The tank is not drilled, so no option for a sump. I'm planning to either replace it with true sea grass (if I ever find any) in the future, or just hide it behind rocks. Right now though, I need it to keep nuisance algae down. It also serves as a great place for breeding pods.


----------



## Jaysan (Dec 19, 2011)

solarz said:


> The tank is not drilled, so no option for a sump. I'm planning to either replace it with true sea grass (if I ever find any) in the future, or just hide it behind rocks. Right now though, I need it to keep nuisance algae down. It also serves as a great place for breeding pods.


get a hang on back refugum like a modified aquaclear made into a refugum and place the cheato in there


----------



## solarz (Aug 31, 2010)

Jaysan said:


> get a hang on back refugum like a modified aquaclear made into a refugum and place the cheato in there


I've tried that before on my 16 gallon. I used an AC 110, but the space was still too small and it just ended up growing cyano on my chaeto. In the end I had to toss all the chaeto out.


----------



## altcharacter (Jan 10, 2011)

Awesome little start!!
Just a few tips...
Chuck the cheato before it takes over the tank and attaches to every piece of rock you own.
Break off those green/white tubes on the right side of the tank.
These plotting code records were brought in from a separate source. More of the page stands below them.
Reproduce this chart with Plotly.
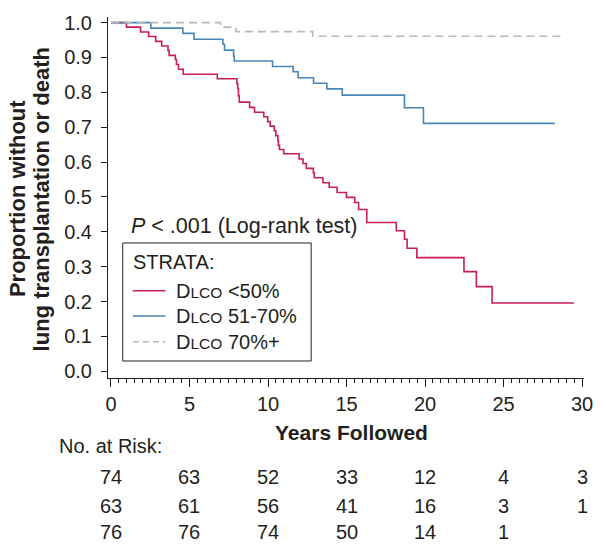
import plotly.graph_objects as go

# ---- data ----
t_low = [0, 0.98, 1.88, 2.4, 2.85, 3.23, 3.63, 3.7, 4.1, 4.17, 4.3, 4.6, 6.77, 8.02, 8.07, 8.12, 8.17,
         8.83, 9.14, 9.73, 9.98, 10.14, 10.4, 10.5, 10.63, 10.66, 10.73, 11.0, 11.98, 12.23, 12.44,
         12.89, 12.95, 13.5, 13.9, 14.4, 15.0, 15.52, 15.77, 16.29, 18.17, 18.69, 18.86, 19.48,
         22.48, 23.27, 24.27, 29.48]
s_low = [1.0, 0.987, 0.973, 0.960, 0.946, 0.933, 0.920, 0.906, 0.894, 0.880, 0.866, 0.852, 0.839,
         0.825, 0.811, 0.790, 0.772, 0.757, 0.743, 0.730, 0.716, 0.703, 0.690, 0.676, 0.662, 0.648,
         0.636, 0.624, 0.609, 0.596, 0.582, 0.569, 0.555, 0.541, 0.528, 0.513, 0.499, 0.484, 0.464,
         0.427, 0.403, 0.379, 0.353, 0.326, 0.286, 0.243, 0.196, 0.196]

t_mid = [0, 2.54, 4.58, 5.29, 7.13, 7.23, 7.81, 7.85, 10.29, 11.6, 11.92, 12.9, 13.75, 14.73,
         18.69, 19.9, 28.27]
s_mid = [1.0, 0.984, 0.969, 0.952, 0.938, 0.921, 0.904, 0.890, 0.874, 0.859, 0.842, 0.826, 0.810,
         0.792, 0.756, 0.711, 0.711]

t_high = [0, 6.98, 7.96, 12.85, 28.8]
s_high = [1.0, 0.987, 0.974, 0.961, 0.961]

risk_years = [0, 5, 10, 15, 20, 25, 30]
risk_low = [74, 63, 52, 33, 12, 4, 3]
risk_mid = [63, 61, 56, 41, 16, 3, 1]
risk_high = [76, 76, 74, 50, 14, 1, None]

names = ['D<span style="font-size:15.5px">LCO</span> &lt;50%',
         'D<span style="font-size:15.5px">LCO</span> 51-70%',
         'D<span style="font-size:15.5px">LCO</span> 70%+']
colors = ['#c81d5c', '#4a86b4', '#b8b8b8']
dashes = ['solid', 'solid', '8px,5px']

FONT = 'Liberation Sans, Arial, sans-serif'
TXT = '#231f20'
FS = 20

fig = go.Figure()
for tt, ss, nm, col, ds in zip([t_low, t_mid, t_high], [s_low, s_mid, s_high], names, colors, dashes):
    fig.add_trace(go.Scatter(x=tt, y=ss, mode='lines', name=nm, showlegend=False,
                             line=dict(shape='hv', color=col, width=1.6, dash=ds)))

# ---- manual legend (STRATA box) ----
fig.add_shape(type='rect', xref='paper', yref='paper', x0=0.0309, x1=0.4268, y0=0.0471, y1=0.374,
              line=dict(color=TXT, width=1), fillcolor='white', layer='above')
fig.add_annotation(x=0.0488, y=0.3213, xref='paper', yref='paper', text='STRATA:', showarrow=False,
                   font=dict(family=FONT, size=FS, color=TXT), xanchor='left', yanchor='middle')
leg_y = [0.2416, 0.1717, 0.1006]
for nm, col, ds, yy in zip(names, colors, dashes, leg_y):
    fig.add_shape(type='line', xref='paper', yref='paper', x0=0.0522, x1=0.1208, y0=yy, y1=yy,
                  line=dict(color=col, width=1.6, dash=ds if ds == 'solid' else '6px,4px'))
    fig.add_annotation(x=0.1395, y=yy, xref='paper', yref='paper', text=nm, showarrow=False,
                       font=dict(family=FONT, size=FS, color=TXT), xanchor='left', yanchor='middle')

# ---- risk table ----
rows_y = [-0.2734, -0.3546, -0.4266]
for vals, yy in zip([risk_low, risk_mid, risk_high], rows_y):
    for xv, v in zip(risk_years, vals):
        if v is None:
            continue
        fig.add_annotation(x=xv, y=yy, xref='x', yref='paper', text=str(v), showarrow=False,
                           font=dict(family=FONT, size=FS, color=TXT), xanchor='center', yanchor='middle')
fig.add_annotation(x=-0.107, y=-0.1875, xref='paper', yref='paper', text='No. at Risk:', showarrow=False,
                   font=dict(family=FONT, size=FS, color=TXT), xanchor='left', yanchor='middle')

fig.add_annotation(x=0.045, y=0.421, xref='paper', yref='paper',
                   text='<i>P</i> &lt; .001 (Log-rank test)', showarrow=False,
                   font=dict(family=FONT, size=21.5, color=TXT), xanchor='left', yanchor='middle')

# ---- axis titles ----
fig.add_annotation(x=0.512, y=-0.1496, xref='paper', yref='paper', text='<b>Years Followed</b>',
                   showarrow=False, font=dict(family=FONT, size=21, color=TXT),
                   xanchor='center', yanchor='middle')
for txt, xx in [('<b>Proportion without</b>', -0.191), ('<b>lung transplantation or death</b>', -0.140)]:
    fig.add_annotation(x=xx, y=0.4958, xref='paper', yref='paper', text=txt, textangle=-90,
                       showarrow=False, font=dict(family=FONT, size=22, color=TXT),
                       xanchor='center', yanchor='middle')

fig.update_layout(
    width=603, height=544,
    margin=dict(l=108, r=10, t=17, b=166),
    paper_bgcolor='white', plot_bgcolor='white',
    font=dict(family=FONT, size=FS, color=TXT),
    showlegend=False,
    xaxis=dict(range=[-0.19, 30.125], tickmode='array', tickvals=risk_years,
               ticks='outside', ticklen=8, tickcolor=TXT, tickwidth=1,
               minor=dict(dtick=0.5, ticklen=4, ticks='outside', tickcolor=TXT, tickwidth=1),
               showline=True, linecolor=TXT, linewidth=1, showgrid=False, zeroline=False,
               tickfont=dict(size=FS, family=FONT, color=TXT)),
    yaxis=dict(range=[-0.019, 1.016], tickmode='array', tickvals=[i / 10 for i in range(11)],
               tickformat='.1f', ticks='outside', ticklen=6, tickcolor=TXT, tickwidth=1,
               ticklabelstandoff=5,
               showline=True, linecolor=TXT, linewidth=1, showgrid=False, zeroline=False,
               tickfont=dict(size=FS, family=FONT, color=TXT)),
)

fig.write_html('out.html')
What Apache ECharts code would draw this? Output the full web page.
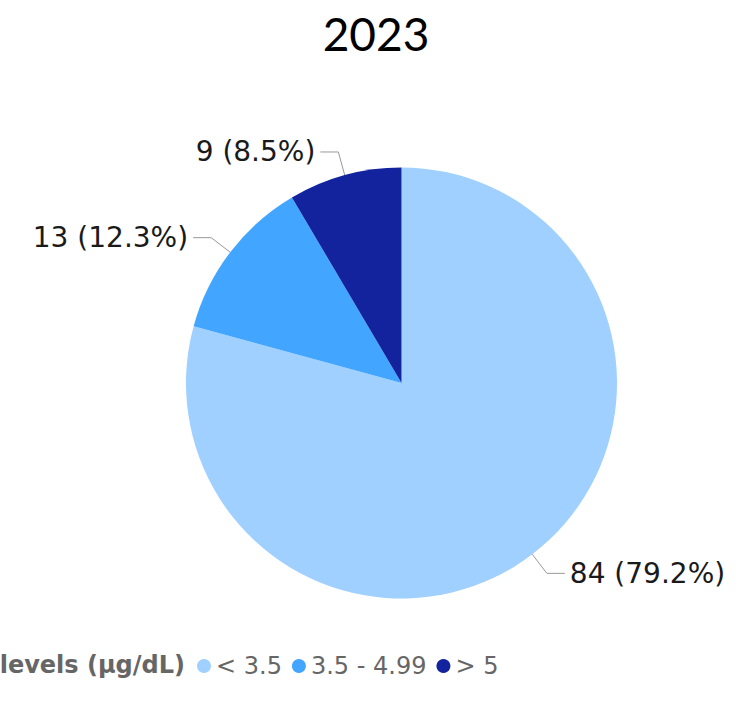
<!DOCTYPE html>
<html>
<head>
<meta charset="utf-8">
<script src="https://cdn.jsdelivr.net/npm/echarts@6/dist/echarts.min.js"></script>
<style>
  html, body { margin: 0; padding: 0; background: #fff; }
  #chart { width: 738px; height: 708px; }
</style>
</head>
<body>
<div id="chart"></div>
<script>
// 2023 blood lead levels — pie
var categories = ['< 3.5', '3.5 - 4.99', '> 5'];
var counts = [84, 13, 9];
var colors = ['#a0d0ff', '#42a5ff', '#13239e'];
var legendTitle = 'Blood lead levels (µg/dL)';

var total = counts.reduce(function(a, b) { return a + b; }, 0);

var chart = echarts.init(document.getElementById('chart'), null, { renderer: 'svg' });

var pieData = categories.map(function(c, i) {
  return { name: c, value: counts[i], itemStyle: { color: colors[i] } };
});

chart.setOption({
  animation: false,
  title: {
    text: '2023',
    left: 371,
    textAlign: 'center',
    top: 5,
    textStyle: { fontFamily: 'Lato', fontSize: 46, fontWeight: 'normal', color: '#000' }
  },
  legend: {
    data: categories,
    left: 197,
    top: 654,
    padding: 0,
    icon: 'circle',
    itemWidth: 14,
    itemHeight: 14,
    itemGap: 10,
    textStyle: { fontFamily: 'DejaVu Sans', fontSize: 24, color: '#666' }
  },
  graphic: [{
    type: 'text',
    right: 738 - 185,
    top: 653,
    style: {
      text: legendTitle,
      font: 'bold 24px "DejaVu Sans"',
      fill: '#666',
      textAlign: 'right'
    }
  }],
  series: [{
    type: 'pie',
    center: [401.5, 383],
    radius: 215.5,
    startAngle: 90,
    clockwise: true,
    data: pieData,
    label: {
      show: true,
      fontFamily: 'DejaVu Sans',
      fontSize: 28,
      color: '#1a1a1a',
      formatter: function(p) { return p.value + ' (' + (p.value / total * 100).toFixed(1) + '%)'; }
    },
    labelLine: {
      show: true,
      length: 24,
      length2: 18,
      lineStyle: { color: '#999', width: 1 }
    },
    emphasis: { scale: false }
  }]
});
</script>
</body>
</html>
They are a form of calcium based algae that spread fast and will eat up your calcium.
Ditch the damsel since they are extremely territorial and a nuisance!!!

And lastly, come to the frag swap next weekend and bring stacks of cash!!


----------



## Bayinaung (Feb 24, 2012)

notclear said:


> Also on the right of the tank there are few green sticks like algae, they can grow everywhere, albeit slow. I would monitor them not to let them spread to everywhere.


the green sticks are macroalgae. they are called Neomeris annulata. I got a few of them too.

This is the best photo I have seen of them: 









but I think they will likely grow like this for most people (and mine are scattered like that):


----------



## Bayinaung (Feb 24, 2012)

I actually like the way chaeto looks in your tank. it's kinda like fresh water aquascaping. question is if they will stay in place.


----------



## altcharacter (Jan 10, 2011)

Once your powerhead gets a hold of the cheato it turns into a mess. Its just a matter of time. The neomeris isn't a macro as far as I know but rather a calcium based algae and isn't photosynthetic so it can grow in your plumbing, poweheads, sump, or anywhere else it likes and will keep lowering your calcium levels until its gone


----------



## Bayinaung (Feb 24, 2012)

ewwwww i'm getting rid of them NOW.


----------



## solarz (Aug 31, 2010)

Bayinaung said:


> the green sticks are macroalgae. they are called Neomeris annulata. I got a few of them too.
> 
> This is the best photo I have seen of them:


LMAO! That is an awesome tank!


----------



## solarz (Aug 31, 2010)

Wow, I can't believe it's been 2 and a half years since I started this tank. I'd almost forgotten this thread too!

Since then, the tank has gone through two lengthy periods of green water and a complete restart, but now, finally, it has reached a point where I think it's presentable.

The current inhabitants are 4 striped damsels, 3 golden gregory damsels, and 2 yellow-tail damsels. Yes, an all damsel tank!

Oh, and the 3rd pic is a frag tank I set up to try propagating mushrooms.


----------



## babykillers (Oct 31, 2015)

you need more flow I think


----------